Updated forecasts by TD Economics project that the Conservative government will be in deficit for two years longer than originally planned due to the sudden drop in oil prices and the impact of tax cuts announced in the fall.
Rather than a $1.9-billion surplus in 2015-16 as outlined in Finance Minister Joe Oliver's fall fiscal update, TD Economics is projecting a $2.3-billion deficit, followed by a $600-million deficit the following year. The return to surplus would be pushed back to the 2017-18 fiscal year.
However, the report cautions that the government has put aside $3-billion a year for unforeseen events and that amount could still be enough to post slim surpluses in the coming years. It would not be enough, though, to allow the government to announce major new spending in the 2015 federal budget.
"The conclusion is unambiguous. In the absence of new measures to raise revenue or cut spending, TD is projecting budget deficits in fiscal 2015-16 and 2016-17 as opposed to the surpluses expected at the time of the update," states the report authored by TD senior economist Randall Bartlett.
The government's November fiscal update made downward revisions to revenue forecasts based on the fact that the price of North American crude had slipped from $98 (U.S.) a barrel to $81. Oil was trading near six-year lows Tuesday of around $45.
The latest TD forecasts assume that oil prices will rise from current levels to average $67.50 per barrel in 2015 and $80.25 in 2016.
Should oil fall to $40 and remain at that price, TD Economics said the deficit could be as large as $4.7-billion in 2015-16 and $2.4-billion in 2016-17.
The report from TD is the latest in a series of statements from private sector economists questioning the government's assurances that federal finances will return to surplus in 2015. The government, however, insists the target will be met.
Mr.

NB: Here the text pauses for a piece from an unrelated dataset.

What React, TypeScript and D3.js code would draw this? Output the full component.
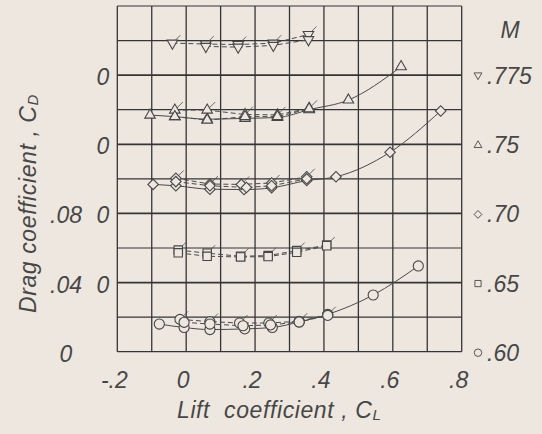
import React from 'react'
import * as d3 from 'd3'

// Mach numbers, bottom to top; each curve is shifted up by its own zero
const machLabels = ['.60', '.65', '.70', '.75', '.775']
const zeroOffsets = [0, 0.04, 0.08, 0.12, 0.16]

// [C_L, C_D], several runs per Mach number
const m60Solid = [[-0.078, 0.016], [-0.006, 0.014], [0.069, 0.0128], [0.17, 0.0132], [0.25, 0.014], [0.328, 0.0172], [0.411, 0.0216], [0.543, 0.0328], [0.674, 0.0496]]
const m60DashA = [[-0.018, 0.0187], [0.069, 0.0174], [0.155, 0.0166], [0.24, 0.0166], [0.328, 0.0176], [0.411, 0.0214]]
const m60DashB = [[-0.006, 0.017], [0.069, 0.016], [0.165, 0.015], [0.245, 0.0155], [0.328, 0.0172], [0.411, 0.021]]

const m65DashA = [[-0.023, 0.0188], [0.061, 0.017], [0.158, 0.0152], [0.238, 0.0156], [0.321, 0.0185], [0.408, 0.0217]]
const m65DashB = [[-0.023, 0.0172], [0.061, 0.0152], [0.158, 0.0148], [0.238, 0.015], [0.321, 0.0175], [0.408, 0.0213]]

const m70Solid = [[-0.096, 0.0168], [-0.03, 0.016], [0.069, 0.014], [0.168, 0.0138], [0.248, 0.0148], [0.35, 0.019], [0.435, 0.0212], [0.592, 0.0354], [0.739, 0.0593]]
const m70DashA = [[-0.03, 0.0203], [0.069, 0.017], [0.16, 0.0168], [0.248, 0.0176], [0.35, 0.0212]]
const m70DashB = [[-0.03, 0.0184], [0.069, 0.016], [0.175, 0.015], [0.248, 0.016], [0.35, 0.02]]

const m75Solid = [[-0.105, 0.0169], [-0.033, 0.016], [0.061, 0.0145], [0.171, 0.015], [0.265, 0.0155], [0.357, 0.02], [0.471, 0.0256], [0.624, 0.0449]]
const m75DashA = [[-0.033, 0.0198], [0.061, 0.0198], [0.171, 0.0172], [0.265, 0.017], [0.357, 0.0208]]
const m75DashB = [[-0.033, 0.016], [0.061, 0.014], [0.171, 0.016], [0.265, 0.016], [0.357, 0.0205]]

const m775DashA = [[-0.04, 0.0185], [0.057, 0.018], [0.151, 0.0177], [0.253, 0.0185], [0.355, 0.0235]]
const m775DashB = [[0.057, 0.0166], [0.151, 0.0162], [0.253, 0.0172], [0.355, 0.0205]]

const runs = [
  { m: 0, pts: m60Solid, dashed: false, flag: false },
  { m: 0, pts: m60DashA, dashed: true, flag: true },
  { m: 0, pts: m60DashB, dashed: true, flag: false },
  { m: 1, pts: m65DashA, dashed: true, flag: true },
  { m: 1, pts: m65DashB, dashed: true, flag: false },
  { m: 2, pts: m70Solid, dashed: false, flag: false },
  { m: 2, pts: m70DashA, dashed: true, flag: true },
  { m: 2, pts: m70DashB, dashed: true, flag: false },
  { m: 3, pts: m75Solid, dashed: false, flag: false },
  { m: 3, pts: m75DashA, dashed: true, flag: true },
  { m: 3, pts: m75DashB, dashed: true, flag: false },
  { m: 4, pts: m775DashA, dashed: true, flag: true },
  { m: 4, pts: m775DashB, dashed: true, flag: false }
]

const xTicks = [-0.2, 0, 0.2, 0.4, 0.6, 0.8]
const xTickLabels = ['-.2', '0', '.2', '.4', '.6', '.8']
const yTickLabels = ['0', '.04', '.08']

const bg = '#ede7e0'
const ink = '#474747'
const font = '"Liberation Sans", Arial, sans-serif'

const x = d3.scaleLinear().domain([-0.2, 0.8]).range([117.3, 461.7])
const y = d3.scaleLinear().domain([0, 0.2]).range([351.7, 6])

const symbolPath = (m: number, s: number) => {
  if (m === 0) return d3.symbol(d3.symbolCircle, 80 * s)()
  if (m === 1) return d3.symbol(d3.symbolSquare, 70 * s)()
  if (m === 2) return d3.symbol(d3.symbolSquare, 55 * s)()
  return d3.symbol(d3.symbolTriangle, 48 * s)()
}
const symbolRot = (m: number) => (m === 2 ? 45 : m === 4 ? 180 : 0)

const Marker = ({ m, cx, cy, s = 1, flag = false }: { m: number, cx: number, cy: number, s?: number, flag?: boolean }) => (
  <g transform={`translate(${cx},${cy})`}>
    {flag && <line x1={2} y1={-2} x2={8} y2={-8} stroke={ink} strokeWidth={0.8} />}
    <path d={symbolPath(m, s) || ''} transform={`rotate(${symbolRot(m)})`}
      fill={bg} stroke={ink} strokeWidth={s < 1 ? 0.9 : 1.1} />
  </g>
)

export default function App () {
  const solid = d3.line().curve(d3.curveMonotoneX)
  const straight = d3.line()
  const gridX = d3.range(0, 11).map(i => -0.2 + i * 0.1)
  const gridY = d3.range(0, 11).map(i => i * 0.02)

  return (
    <svg width={542} height={434} style={{ position: 'absolute', left: 0, top: 0, background: bg }}
      fontFamily={font} fontStyle='italic' fill={ink}>
      <rect width={542} height={434} fill={bg} />
      <g stroke='#353535'>
        {gridX.map((v, i) => (
          <line key={'gx' + i} x1={x(v)} x2={x(v)} y1={y(0)} y2={y(0.2)} strokeWidth={1.3} />
        ))}
        {gridY.map((v, i) => (
          <line key={'gy' + i} x1={x(-0.2)} x2={x(0.8)} y1={y(v)} y2={y(v)}
            strokeWidth={i % 2 === 0 && i > 0 && i < 10 ? 1.7 : 1.2} />
        ))}
      </g>

      {runs.map((r, i) => {
        const pts = r.pts.map(p => [x(p[0]), y(p[1] + zeroOffsets[r.m])] as [number, number])
        return (
          <path key={'ln' + i} d={(r.dashed ? straight(pts) : solid(pts)) || ''} fill='none'
            stroke='#4a4a4a' strokeWidth={1} strokeDasharray={r.dashed ? '5,3' : undefined} />
        )
      })}
      {runs.map((r, i) => r.pts.map((p, j) => (
        <Marker key={`mk${i}-${j}`} m={r.m} cx={x(p[0])} cy={y(p[1] + zeroOffsets[r.m])} flag={r.flag} />
      )))}

      <g fontSize={23} textAnchor='middle'>
        {yTickLabels.map((t, i) => (
          <text key={'yl' + i} x={66} y={y(zeroOffsets[i]) + 10}>{t}</text>
        ))}
        {zeroOffsets.slice(1).map((v, i) => (
          <text key={'yz' + i} x={103} y={y(v) + 10}>0</text>
        ))}
        {xTicks.map((v, i) => (
          <text key={'xl' + i} x={x(v) - 3} y={388}>{xTickLabels[i]}</text>
        ))}
      </g>

      <text x={177} y={418} fontSize={23} letterSpacing={0.6}>
        Lift<tspan dx={14}>coefficient , C</tspan><tspan fontSize={15} dy={2}>L</tspan>
      </text>
      <text transform='translate(36,313) rotate(-90)' fontSize={23} letterSpacing={0.6}>
        Drag coefficient , C<tspan fontSize={15} dy={2}>D</tspan>
      </text>

      <text x={510} y={38} fontSize={23} textAnchor='middle'>M</text>
      {machLabels.map((t, i) => (
        <g key={'lg' + i}>
          <Marker m={i} cx={478} cy={y(zeroOffsets[i]) + (i === 4 ? 0 : 1)} s={0.55} />
          <text x={487} y={y(zeroOffsets[i]) + 9} fontSize={23}>{t}</text>
        </g>
      ))}
    </svg>
  )
}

Oliver issued a news release through Finance Canada on Jan. 2 titled "Harper Government to balance budget in 2015." Similarly, Prime Minister Stephen Harper said last month that there is "no doubt" that the books will be balanced.
Treasury Board President Tony Clement added a touch of nuance on the topic last week in an interview with The Globe and Mail.
"I think that we continue to be on track," he said. "The Prime Minister has made that clear as well as the Finance Minister, but one doesn't declare 'mission accomplished' until you accomplish the mission."
The finance minister is standing by his surplus projections.
"While threats to the global economy loom – including falling oil prices – our Conservative government's plan for the economy is working. We will continue our unrelenting focus on jobs, growth and long-term prosperity and we will balance the budget in 2015," said Mr. Oliver in a statement released by his office Tuesday.
Parliamentary Budget Officer Jean-Denis Fréchette has stated that federal finances are sustainable over the long term and economists generally say that whether Ottawa is in a small deficit or surplus is not very significant as long as overall trends are moving in a positive direction. However the TD report notes that because 2015 is an election year, "great political weight has been put on the fortunes of the economy and returning to surplus following years of deficits."